In a first step I changed my code to cut out only the small part which is really written from the string:

  public void write(int code, @NotNull byte[] value) throws AcException
  {
    final String str = DxfByteArrayGroup.toString(value);
    final int len = str.length();
    if (len > MAX_LINE_LENGTH) {
      // split
      final short shortCode = (short)code;
      final int numFullGroups = len / MAX_LINE_LENGTH;
      final int rest = len % MAX_LINE_LENGTH;
      for (int g = 0;  g < numFullGroups; ++g) {
        final int pos = g * MAX_LINE_LENGTH;
        writeString(shortCode, str.substring(pos, pos + MAX_LINE_LENGTH));
      }
      if (rest != 0) {
        writeString(shortCode, str.substring(numFullGroups * MAX_LINE_LENGTH));
      }
    }
    else {
      writeString((short)code, str);
    }
  }

But knowing that such extremely large byte arrays can appear I decided to completely rewrite the method, so that it only handles the bytes really written for each line, and reuses a StringBuilder:

  public void write(int code, @NotNull byte[] value) throws AcException
  {
    final short shortCode = (short)code;
    final int len = value.length;
    if (len == 0) {  // handle special case
      writeString(shortCode, Empty.STRING);
      return;
    }
    final StringBuilder sb = new StringBuilder(MAX_LINE_LENGTH);
    for (int i = 0;  i < len;  ++i) {
      sb.append(DxfByteArrayGroup.byteToString(value[i]));
      if (i % MAX_BYTES_PER_LINE == MAX_BYTES_PER_LINE - 1) {
        // reached end of line, so write it out
        writeString(shortCode, sb.toString());
        sb.setLength(0); // clear buffer
      }
    }
    if (sb.length() > 0) {
      // have a rest 
      writeString(shortCode, sb.toString());
    }
  }

The results were convincing:

Method Duration of Categorization
old with recursive substring() (3 threads) 36000 s
intermediate with cutout substring() (3 threads) 3179 s
final with StringBuilder reusage (6 threads) 2240 s

As expected the last improvement is not really showing in the categorization, as the writing is only a small part of what it is doing, and I doubled the threads which run in parallel.
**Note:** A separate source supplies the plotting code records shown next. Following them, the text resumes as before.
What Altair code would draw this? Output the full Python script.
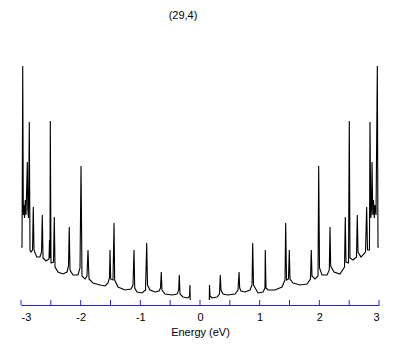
import altair as alt
import pandas as pd

# Energy (eV) and density of states (arbitrary units)
# valence side (E < 0)
energy_v = [
    -3.000, -2.983, -2.971, -2.961, -2.950, -2.941, -2.928, -2.916, -2.894, -2.886,
    -2.874, -2.861, -2.849, -2.832, -2.807, -2.794, -2.782, -2.737, -2.682, -2.656,
    -2.643, -2.631, -2.581, -2.531, -2.522, -2.514, -2.509, -2.497, -2.455, -2.442,
    -2.430, -2.380, -2.296, -2.229, -2.204, -2.191, -2.179, -2.129, -2.045, -2.011,
    -1.994, -1.978, -1.927, -1.894, -1.877, -1.860, -1.793, -1.676, -1.592, -1.542,
    -1.517, -1.508, -1.497, -1.458, -1.441, -1.430, -1.374, -1.257, -1.156, -1.123,
    -1.106, -1.094, -1.056, -0.972, -0.913, -0.893, -0.880, -0.838, -0.754, -0.687,
    -0.662, -0.649, -0.637, -0.587, -0.469, -0.385, -0.357, -0.347, -0.335, -0.285,
    -0.201, -0.176, -0.168, -0.164,
]
dos_v = [
    0.53, 0.53, 2.34, 0.85, 0.95, 0.82, 1.00, 0.85, 1.38, 0.90,
    0.82, 1.78, 0.50, 0.48, 0.50, 0.93, 0.50, 0.43, 0.43, 0.48,
    0.85, 0.42, 0.39, 0.41, 0.60, 0.42, 1.79, 0.37, 0.38, 0.83,
    0.33, 0.28, 0.26, 0.28, 0.34, 0.73, 0.30, 0.25, 0.25, 0.32,
    1.34, 0.24, 0.21, 0.24, 0.50, 0.21, 0.17, 0.15, 0.14, 0.17,
    0.22, 0.50, 0.21, 0.20, 0.77, 0.20, 0.13, 0.10, 0.11, 0.15,
    0.50, 0.12, 0.08, 0.07, 0.10, 0.57, 0.15, 0.10, 0.08, 0.09,
    0.12, 0.28, 0.10, 0.06, 0.05, 0.06, 0.10, 0.25, 0.06, 0.03,
    0.02, 0.04, 0.15, 0.00,
]
# conduction side (E > 0)
energy_c = [
    0.156, 0.159, 0.168, 0.201, 0.285, 0.327, 0.340, 0.352, 0.385, 0.469,
    0.587, 0.637, 0.654, 0.665, 0.687, 0.754, 0.838, 0.872, 0.883, 0.897,
    0.972, 1.056, 1.089, 1.094, 1.106, 1.140, 1.257, 1.374, 1.425, 1.436,
    1.450, 1.483, 1.497, 1.508, 1.559, 1.676, 1.793, 1.852, 1.865, 1.877,
    1.927, 1.978, 1.989, 2.003, 2.045, 2.129, 2.167, 2.179, 2.190, 2.246,
    2.346, 2.422, 2.435, 2.447, 2.489, 2.502, 2.514, 2.564, 2.623, 2.636,
    2.648, 2.698, 2.774, 2.793, 2.807, 2.840, 2.849, 2.862, 2.874, 2.883,
    2.896, 2.908, 2.921, 2.933, 2.950, 2.972, 2.983, 3.000,
]
dos_c = [
    0.00, 0.15, 0.04, 0.02, 0.03, 0.06, 0.25, 0.10, 0.06, 0.05,
    0.06, 0.10, 0.28, 0.12, 0.09, 0.08, 0.10, 0.15, 0.57, 0.15,
    0.07, 0.08, 0.12, 0.50, 0.12, 0.10, 0.10, 0.13, 0.20, 0.77,
    0.20, 0.21, 0.50, 0.21, 0.17, 0.15, 0.16, 0.21, 0.50, 0.24,
    0.21, 0.24, 1.34, 0.32, 0.25, 0.25, 0.30, 0.73, 0.34, 0.28,
    0.26, 0.33, 0.83, 0.38, 0.37, 1.79, 0.42, 0.40, 0.43, 0.85,
    0.48, 0.43, 0.48, 0.93, 0.50, 0.50, 1.78, 0.82, 0.90, 1.38,
    0.85, 1.00, 0.82, 0.95, 0.85, 2.34, 0.53, 0.53,
]
tick_values = [-3.0, -2.5, -2.0, -1.5, -1.0, -0.5, 0.0, 0.5, 1.0, 1.5, 2.0, 2.5, 3.0]
label_values = [-3, -2, -1, 0, 1, 2, 3]

df = pd.concat([
    pd.DataFrame({"E": energy_v, "D": dos_v, "side": "valence"}),
    pd.DataFrame({"E": energy_c, "D": dos_c, "side": "conduction"}),
], ignore_index=True)
df["i"] = range(len(df))
ticks_df = pd.DataFrame({"t": tick_values})

FONT = "Liberation Sans"
BLUE = "#2323cc"

xscale = alt.Scale(domain=[-3, 3], nice=False, zero=False)

line = alt.Chart(df).mark_line(color="black", strokeWidth=1.1, clip=True).encode(
    x=alt.X("E:Q", scale=xscale,
            axis=alt.Axis(values=label_values, title="Energy (eV)", ticks=False,
                          grid=False, domainColor=BLUE, domainWidth=1,
                          labelColor="black", labelFont=FONT, labelFontSize=11,
                          labelPadding=6, labelExpr="datum.value + ''",
                          titleFont=FONT, titleFontSize=11, titleFontWeight="normal",
                          titleColor="black", titlePadding=4)),
    y=alt.Y("D:Q", scale=alt.Scale(domain=[-0.05, 2.40], nice=False, zero=False), axis=None),
    detail="side:N",
    order="i:Q",
)

tick_marks = alt.Chart(ticks_df).mark_rule(color=BLUE, strokeWidth=1).encode(
    x=alt.X("t:Q", scale=xscale),
    y=alt.value(240),
    y2=alt.value(245),
)

chart = alt.layer(line, tick_marks).properties(
    width=358,
    height=245,
    autosize=alt.AutoSizeParams(type="none"),
    padding={"left": 13, "top": 52, "right": 22, "bottom": 35},
    background="white",
    title=alt.TitleParams(text="(29,4)", font=FONT, fontSize=11, fontWeight="normal",
                          color="black", offset=39, dx=-17, anchor="middle"),
).configure_view(stroke=None)

chart.save("out.html", embed_options={"renderer": "svg", "actions": False})
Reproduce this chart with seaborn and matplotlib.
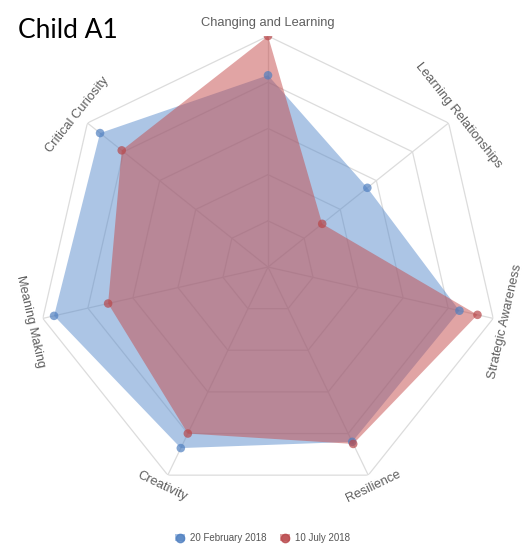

I had reduced them in the past because I ran into OutOfMemory problems. This is no wonder because all 3 tasks were hanging with basically the same file: the original DWG, a DXF created from it by AutoCAD and a DXF created by another tool.

So now I’m back to a state where I can easily add a new category and rerun the categorization when I need to find files with a special feature. Some 40 minutes is okay for a short break or doing something else.